It’s All In The ’Ndrangheta Family: Director Francesco Munzi Talks About ‘Black Souls’

My interview with Francesco Munzi, director of Black Souls, coming soon to US theaters.

Having arrived early for my interview with director Francesco Munzi I was looking for a place to get a cup of coffee and I spotted Munzi standing outside the place we’d arranged to meet.

“Francesco?” I called as I approached him, unable to ignore how very good-looking he is in person.

“You’re ‘I Love Italian Movies’?” He looked suspicious. It was St.Patricks Day in New York City and at 11:00 in the morning I was already surrounded by green garbed and schnockered revelers.

He was about to do a TV interview at the CUNY journalism school, and our appointment was for right after that, so I asked it I could bring him a coffee. “Thanks”, he nodded, “but not one of those big American ones; OK?”

I may be American and I do love an extra-large McDonald’s coffee, but I know enough not to bring a “big gulp” coffee cup for an Italian.

So I brought Francesco his caffè doppio and sat down with him to talk about his newest film, Anime Nere (Black Souls) opening in New York at the Angelika Film Center on April 10.

I’d seen Anime Nere at its premier at the Venice Film Festival last August, and my readers know that I haven’t stopped talking about it since. Based on a novel by Gioacchino Criaco, “Black Souls” is being called by some “the new Gomorra” (Matteo Garrone’s film) but as Munzi confirmed, it’s “not just a” mafia movie.

BLACK SOULS IN THEATERS APRIL 10

In Black Souls, three brothers who are part of a criminal organization based in Calabria, the ‘Ndrangheta, see the future of the family’s heroin/goat herding organization in different ways. The interactions are authentic and the dialogue in Calabrian dialect realistic. Mafia movie aficionados will find the criminals in Anime Nere satisfying and those who just love a good family drama will be equally drawn in.

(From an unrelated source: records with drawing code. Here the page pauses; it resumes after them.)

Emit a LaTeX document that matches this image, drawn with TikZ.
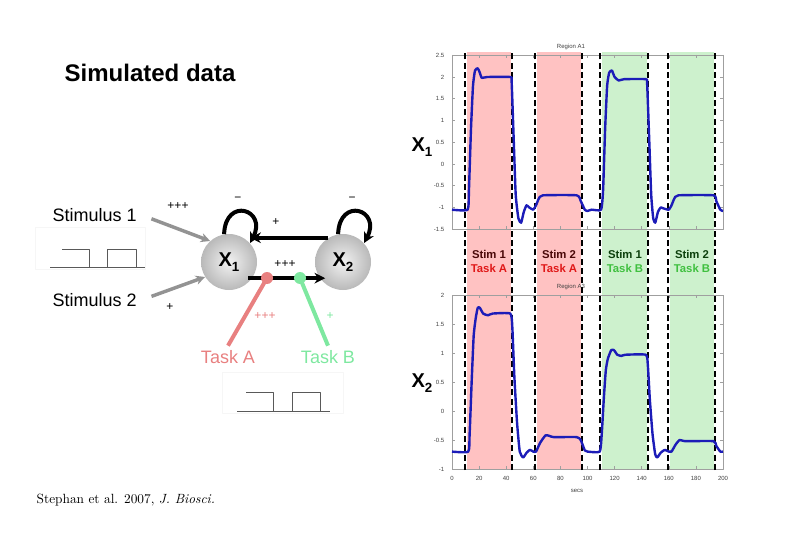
\documentclass[tikz,border=0pt]{standalone}
\usepackage{fontspec}
\newfontfamily\gfont{Liberation Sans}
\usetikzlibrary{arrows.meta}
\definecolor{taskred}{HTML}{E88080}
\definecolor{taskgreen}{HTML}{7EE8A0}
\definecolor{shadered}{HTML}{FFC2C2}
\definecolor{shadegreen}{HTML}{CDF1CD}
\definecolor{curveblue}{HTML}{1C1CB8}
\definecolor{stimred}{HTML}{4A0808}
\definecolor{stimgreen}{HTML}{0C400C}
\definecolor{labred}{HTML}{E01818}
\definecolor{labgreen}{HTML}{40C040}
\newcommand{\xlab}[1]{\bfseries X\raisebox{-0.45ex}{\fontsize{10}{10}\selectfont #1}}
\begin{document}
\begin{tikzpicture}[x=0.75pt, y=0.75pt, >={Stealth[length=8pt,width=8pt]}, line join=round,
	lbl/.style={font=\gfont\fontsize{13.5}{14}\selectfont},
	sign/.style={font=\gfont\fontsize{9}{9}\selectfont},
	unit/.style={circle, minimum size=42pt, inner sep=0pt, inner color=gray!10, outer color=gray!55, font=\gfont\fontsize{15}{15}\selectfont},
	conn/.style={line width=3pt},
	stim/.style={line width=2.6pt, gray!85, -{Stealth[length=7pt,width=7pt]}},
	wave/.style={gray!70!black, line width=0.7pt},
	frame/.style={gray!75, line width=0.4pt},
	tick/.style={font=\gfont\fontsize{4.5}{5}\selectfont, text=black!75},
	dashline/.style={line width=2.2pt, dash pattern=on 4.5pt off 2.5pt},
	curve/.style={curveblue, line width=1.8pt, line join=round}]
	\useasboundingbox (0,0) rectangle (810,540);
	\node[anchor=west, font=\gfont\bfseries\fontsize{18}{18}\selectfont] (title) at (60,467) {Simulated data};
	% input waveforms
	\draw[gray!7] (35,271) rectangle (145,313);
	\draw[wave] (50,273) -- (145,273) (62,291) -- (89,291) -- (89,273) (107,273) -- (107,291) -- (136,291) -- (136,273);
	\draw[gray!7] (222,127) rectangle (343,168);
	\draw[wave] (237,129) -- (330,129) (246,148) -- (273,148) -- (273,129) (292,129) -- (292,148) -- (320,148) -- (320,129);
	% network
	\node[lbl, anchor=west] (s1) at (48,325) {Stimulus 1};
	\node[lbl, anchor=west] (s2) at (48,240) {Stimulus 2};
	\node[unit] (x1) at (229,278) {\xlab{1}};
	\node[unit] (x2) at (343,278) {\xlab{2}};
	\node[lbl, text=taskred] (ta) at (228,183) {Task A};
	\node[lbl, text=taskgreen] (tb) at (328,183) {Task B};
	\coordinate (ma) at (267,262);
	\coordinate (mb) at (300,262);
	\draw[stim, shorten <=8pt] (s1.east) -- (x1.132);
	\draw[stim, shorten <=8pt] (s2.east) -- (x1.212);
	\draw[conn, ->] (x1.100) .. controls +(88:38) and +(62:38) .. (x1.42);
	\draw[conn, ->] (x2.100) .. controls +(88:38) and +(62:38) .. (x2.42);
	\draw[conn, ->, shorten >=5pt] (x2.121) -- (x1.59);
	\draw[conn, ->, shorten <=-3pt, shorten >=-4pt] (x1.-35) -- (x2.215);
	\draw[taskred, line width=3pt] (ta.north) -- (ma);
	\draw[taskgreen, line width=3pt] (tb.north) -- (mb);
	\fill[taskred] (ma) circle (6);
	\fill[taskgreen] (mb) circle (6);
	\node[sign] (w1) at (178,334) {+++};
	\node[sign] (w2) at (170,233) {+};
	\node[sign] (w3) at (238,341) {−};
	\node[sign] (w4) at (352,341) {−};
	\node[sign] (w5) at (276,318) {+};
	\node[sign] (w6) at (285,276) {+++};
	\node[sign, text=taskred] (w7) at (265,224) {+++};
	\node[sign, text=taskgreen] (w8) at (330,224) {+};
	% simulated traces
	\foreach \a/\b/\c in {467/511/shadered, 537/581/shadered, 602/647/shadegreen, 670/714/shadegreen}
	\fill[\c] (\a,70) rectangle (\b,488);
	\draw[frame] (452,311) rectangle (723,485);
	\draw[frame] (452,71) rectangle (723,245);
	\node[tick] (r1) at (571,493) {Region A1};
	\node[tick] (r3) at (571,253) {Region A3};
	\node[tick] (sec) at (577,49) {secs};
	\foreach \t in {0,20,...,200}
	{
		\draw[frame] (452+1.355*\t,311) -- ++(0,3) (452+1.355*\t,485) -- ++(0,-3);
		\draw[frame] (452+1.355*\t,71) -- ++(0,3) (452+1.355*\t,245) -- ++(0,-3);
		\node[tick] at (452+1.355*\t,62) {\t};
	}
	\foreach \v in {-1.5,-1,-0.5,0,0.5,1,1.5,2,2.5}
	{
		\draw[frame] (452,376+43.5*\v) -- ++(3,0) (723,376+43.5*\v) -- ++(-3,0);
		\node[tick, anchor=east] at (449,376+43.5*\v) {\v};
	}
	\foreach \v in {-1,-0.5,0,0.5,1,1.5,2}
	{
		\draw[frame] (452,129+58*\v) -- ++(3,0) (723,129+58*\v) -- ++(-3,0);
		\node[tick, anchor=east] at (449,129+58*\v) {\v};
	}
	\foreach \x in {465,512,535,582,600,648,668,715}
	\draw[dashline] (\x,70) -- (\x,488);
	\foreach \x/\s/\k/\c in {489/1/A/red, 559/2/A/red, 625/1/B/green, 692/2/B/green}
	{
		\node[font=\gfont\bfseries\fontsize{8.5}{9}\selectfont, text=stim\c] at (\x,286) {Stim \s};
		\node[font=\gfont\bfseries\fontsize{8.5}{9}\selectfont, text=lab\c] at (\x,272) {Task \k};
	}
	\begin{scope}[xshift=339pt, yshift=282pt, x=1.01625pt, y=32.625pt]
		\draw[curve] plot[smooth, tension=0.3] coordinates {(0,-1.05) (11.5,-1.05) (12.5,-0.6) (14,0.8) (15.5,1.8) (17,2.15) (19,2.2) (20.5,2.1) (22,1.98) (26,2.0) (43,2.0) (44,1.9) (45.5,0.6) (47,-0.7) (49,-1.25) (51,-1.35) (53,-1.1) (55,-0.95) (57,-1.0) (60,-1.05) (62,-0.95) (64,-0.8) (67,-0.72) (92,-0.72) (95,-0.85) (98,-1.05) (100,-1.08) (103,-1.05) (110,-1.05) (111.5,-0.6) (113,0.8) (114.5,1.8) (116,2.1) (118,2.15) (120,2.0) (123,1.92) (127,1.95) (143,1.95) (144,1.85) (145.5,0.6) (147,-0.7) (148.5,-1.25) (150,-1.35) (152,-1.1) (154,-1.0) (156,-1.02) (160,-1.05) (162,-0.95) (164,-0.8) (167,-0.72) (193,-0.72) (195,-0.85) (198,-1.05) (200,-1.08)};
	\end{scope}
	\begin{scope}[xshift=339pt, yshift=96.75pt, x=1.01625pt, y=43.5pt]
		\draw[curve] plot[smooth, tension=0.3] coordinates {(0,-0.7) (12,-0.7) (13,-0.4) (14.5,0.5) (16,1.3) (17.5,1.6) (19,1.78) (20.5,1.78) (23,1.68) (26.5,1.65) (30,1.68) (43,1.68) (44.5,1.45) (46,0.6) (48,-0.2) (50,-0.7) (52.5,-0.8) (55,-0.72) (57.5,-0.67) (60,-0.7) (62,-0.7) (65,-0.55) (69,-0.42) (72,-0.43) (75,-0.45) (92,-0.45) (95,-0.5) (98,-0.68) (100,-0.7) (109,-0.7) (110.5,-0.4) (112,0.2) (113.5,0.7) (115,0.9) (117.5,1.05) (119.5,1.05) (122,0.97) (125,0.95) (128,0.97) (143,0.97) (144.5,0.8) (146,0.2) (148,-0.4) (150,-0.75) (151.5,-0.8) (154,-0.72) (157,-0.67) (160,-0.7) (162,-0.7) (165,-0.58) (168,-0.5) (172,-0.52) (193,-0.52) (195,-0.6) (198,-0.7) (200,-0.7)};
	\end{scope}
	\node[font=\gfont\fontsize{15}{15}\selectfont] (xa) at (422,393) {\xlab{1}};
	\node[font=\gfont\fontsize{15}{15}\selectfont] (xb) at (422,157) {\xlab{2}};
	\node[anchor=west, font=\fontsize{10}{12}\selectfont] (cite) at (32,40) {Stephan et al. 2007, \textit{J. Biosci.}};
\end{tikzpicture}
\end{document}
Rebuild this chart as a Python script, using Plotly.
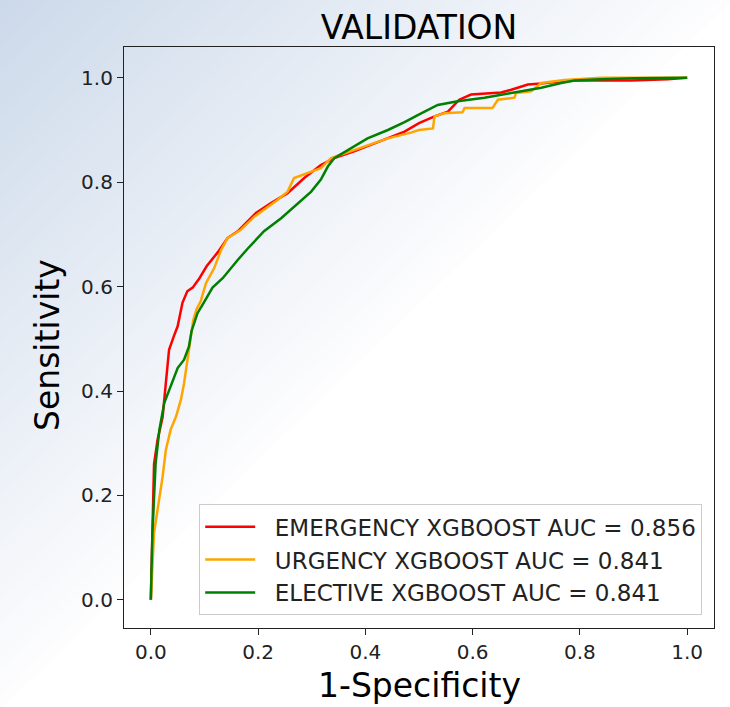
import plotly.graph_objects as go

# ---------------- data ----------------
emergency_fpr = [0, 0.003, 0.006, 0.0125, 0.022, 0.028, 0.034, 0.043, 0.05, 0.059, 0.068, 0.078, 0.09,
                 0.104, 0.125, 0.143, 0.162, 0.196, 0.224, 0.255, 0.286, 0.317, 0.342, 0.379, 0.41,
                 0.442, 0.473, 0.5, 0.529, 0.554, 0.575, 0.597, 0.653, 0.672, 0.703, 0.728, 0.777,
                 0.84, 0.896, 0.964, 1.0]
emergency_tpr = [0, 0.16, 0.26, 0.306, 0.35, 0.415, 0.479, 0.505, 0.524, 0.569, 0.591, 0.598, 0.615,
                 0.639, 0.666, 0.693, 0.706, 0.741, 0.760, 0.779, 0.808, 0.833, 0.846, 0.859, 0.872,
                 0.884, 0.897, 0.913, 0.926, 0.935, 0.958, 0.968, 0.972, 0.977, 0.987, 0.989, 0.995,
                 0.995, 0.995, 0.997, 1.0]

urgency_fpr = [0, 0.006, 0.0125, 0.022, 0.028, 0.037, 0.047, 0.056, 0.062, 0.068, 0.075, 0.079, 0.085,
               0.093, 0.103, 0.118, 0.131, 0.143, 0.168, 0.193, 0.236, 0.255, 0.267, 0.292, 0.317,
               0.336, 0.379, 0.442, 0.485, 0.5, 0.526, 0.529, 0.547, 0.581, 0.585, 0.637, 0.647,
               0.678, 0.681, 0.709, 0.728, 0.771, 0.84, 1.0]
urgency_tpr = [0, 0.128, 0.172, 0.236, 0.287, 0.326, 0.351, 0.383, 0.415, 0.46, 0.511, 0.535, 0.556,
               0.572, 0.607, 0.635, 0.67, 0.693, 0.709, 0.734, 0.766, 0.782, 0.808, 0.817, 0.827,
               0.846, 0.862, 0.884, 0.895, 0.900, 0.903, 0.926, 0.932, 0.934, 0.942, 0.942, 0.958,
               0.962, 0.971, 0.974, 0.990, 0.996, 1.0, 1.0]

elective_fpr = [0, 0.003, 0.009, 0.016, 0.025, 0.034, 0.043, 0.05, 0.062, 0.071, 0.076, 0.087, 0.098,
                0.115, 0.134, 0.15, 0.162, 0.18, 0.211, 0.243, 0.274, 0.299, 0.317, 0.33, 0.342,
                0.379, 0.404, 0.442, 0.473, 0.504, 0.535, 0.572, 0.622, 0.672, 0.728, 0.765, 0.79,
                0.84, 0.902, 1.0]
elective_tpr = [0, 0.128, 0.262, 0.326, 0.377, 0.402, 0.428, 0.444, 0.46, 0.485, 0.515, 0.549, 0.568,
                0.598, 0.616, 0.637, 0.651, 0.672, 0.706, 0.731, 0.760, 0.782, 0.805, 0.83, 0.846,
                0.868, 0.884, 0.900, 0.915, 0.932, 0.948, 0.955, 0.962, 0.971, 0.981, 0.990, 0.995,
                0.997, 0.999, 1.0]

series_names = ["EMERGENCY XGBOOST AUC = 0.856",
                "URGENCY XGBOOST AUC = 0.841",
                "ELECTIVE XGBOOST AUC = 0.841"]
series_colors = ["#ff0000", "#ffa500", "#008000"]

tick_vals = [0.0, 0.2, 0.4, 0.6, 0.8, 1.0]
tick_text = ["0.0", "0.2", "0.4", "0.6", "0.8", "1.0"]

# ---------------- figure ----------------
W, H = 730, 707
ML, MR, MT, MB = 124, 16, 47, 79
PW, PH = W - ML - MR, H - MT - MB

fig = go.Figure()
for fx, ty, name, col in zip([emergency_fpr, urgency_fpr, elective_fpr],
                             [emergency_tpr, urgency_tpr, elective_tpr],
                             series_names, series_colors):
    fig.add_trace(go.Scatter(x=fx, y=ty, mode="lines", name="\u00a0\u00a0" + name,
                             line=dict(color=col, width=2.5)))

# background diagonal gradient (decoration)
def px2paper(px, py):
    return (px - ML) / PW, (H - MB - py) / PH

c0 = (204, 217, 234)
c1 = (253, 253, 254)
N = 60
shapes = []
for k in range(N):
    t0 = k / N
    t1 = (k + 1) / N + 0.004
    s = (k + 0.5) / N
    col = tuple(int(round(a + (b - a) * s)) for a, b in zip(c0, c1))
    pts = [(t0 * W, 0), (t1 * W, 0), (0, t1 * H), (0, t0 * H)]
    pp = [px2paper(x, y) for x, y in pts]
    path = "M " + " L ".join(f"{x:.5f},{y:.5f}" for x, y in pp) + " Z"
    shapes.append(dict(type="path", xref="paper", yref="paper", path=path,
                       fillcolor=f"rgb{col}", line=dict(width=0), layer="below"))

axis_common = dict(showgrid=False, zeroline=False, showline=True, linecolor="#222222",
                   linewidth=1.2, mirror=True, ticks="outside", ticklen=6, tickwidth=1.2,
                   tickcolor="#222222", tickvals=tick_vals, ticktext=tick_text,
                   tickfont=dict(family="DejaVu Sans", size=20, color="#222222"))

fig.update_layout(
    width=W, height=H,
    margin=dict(l=ML, r=MR, t=MT, b=MB, pad=0),
    paper_bgcolor="white", plot_bgcolor="white",
    shapes=shapes,
    title=dict(text="VALIDATION", x=(PW / 2 + ML) / W, xanchor="center",
               y=1 - 27 / H, yanchor="middle", yref="container",
               font=dict(family="DejaVu Sans", size=33, color="black")),
    xaxis=dict(range=[-0.05, 1.05], **axis_common),
    yaxis=dict(range=[-0.054, 1.059], **axis_common),
    showlegend=True,
    legend=dict(x=0.98, y=0.022, xanchor="right", yanchor="bottom",
                bgcolor="rgba(255,255,255,0.85)", bordercolor="#cccccc", borderwidth=1,
                font=dict(family="DejaVu Sans", size=23, color="#222222"),
                itemwidth=50),
    annotations=[
        dict(text="1-Specificity", xref="paper", yref="paper", x=0.5,
             y=(H - MB - 685) / PH, xanchor="center", yanchor="middle", showarrow=False,
             font=dict(family="DejaVu Sans", size=33, color="black")),
        dict(text="Sensitivity", xref="paper", yref="paper", x=(47 - ML) / PW,
             y=(H - MB - 345) / PH, xanchor="center", yanchor="middle", showarrow=False,
             textangle=-90, font=dict(family="DejaVu Sans", size=33, color="black")),
    ],
)

fig.write_html("out.html", config={"displayModeBar": False},
               post_script="document.body.style.margin='0';document.body.style.padding='0';")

“This isn’t the story of a Mafia war, this is a war within one family”, said Munzi, “with all the cultures and contradictions that are inside all families.”

“It’s a tragedy”, he continued, “and it speaks of emotions and not just crime. I like classic Dostoevsky dramas and I wanted to recreate the visual aspects of the great tragedies.

Munzi, a Roman, didn’t know much about the little Calabrian village of Africo, the film’s location and the heart of the ‘Ndrangheta territory, so he decided to go live there for six months.

“I was afraid”, he told me. “A lot of journalists and judges told me not to go there, but I needed to go because I’m from Rome and I needed to see it. I called Gioacchino Criaco, who’s from Africo, and he traveled there with me and introduced me to the townspeople.”

I’d read that Munzi had said that he’d found there a southern Italy that he’d not known before, one that didn’t seem to see itself as part of Italy. “Calabrians told me that they identify with the Palestinians”, he said,”and actually feel like they’ve been invaded by Italy.”

As you might guess, after living there for a while Munzi found that the situation was not black and white, and as people warmed up to him they were eager to get involved in making the movie, working as drivers and even actors.

With the popularity of the Italian TV show ‘Gomorra, The Series’, organized crime is a hot topic right now and some Italians fret that it promotes bad stereotypes for Italy. I wondered if that was a concern for Munzi.

“I don’t worry about that”, he told me. “If you speak about relationships and if the characters are well-written, you can avoid stereotypes; at least I hope I have.

And he has. Francesco Munzi is one of those directors that I am most interested in these days. Italian movies have never been better because of ones like him who, as he says, “speak of our reality, take risks, and want to invent something new.”

I asked him what he is doing that is different from the old directors, and he was much too modest, claiming that he’s not alone, but part of a group of filmmakers who look to their grandfathers, and not their fathers, for inspiration,trying to create something that is “somewhere between our grandfathers and the future.”

He says that he wants to distance himself from the cinema of the last 30 years, to research something that interests him and make it entertaining for the audience.

In the end, he can only do what he loves, he told me, and even the offer of a big fat Hollywood paycheck would not persuade him to make a Hollywood-style movie that he had no interest in.

Munzi says that he likes the style of what is being done on television and would like to do something that is like that; here’s an idea…

With the research and the thought he’s put into the ‘Ndrangheta, the people of Calabria, and the pathology of screwed-up families in general, I’m positive I’d be binge-watching Anime Nere,The TV Series when it made its way to America.

I’m eagerly anticipating every new project from Francesco Munzi.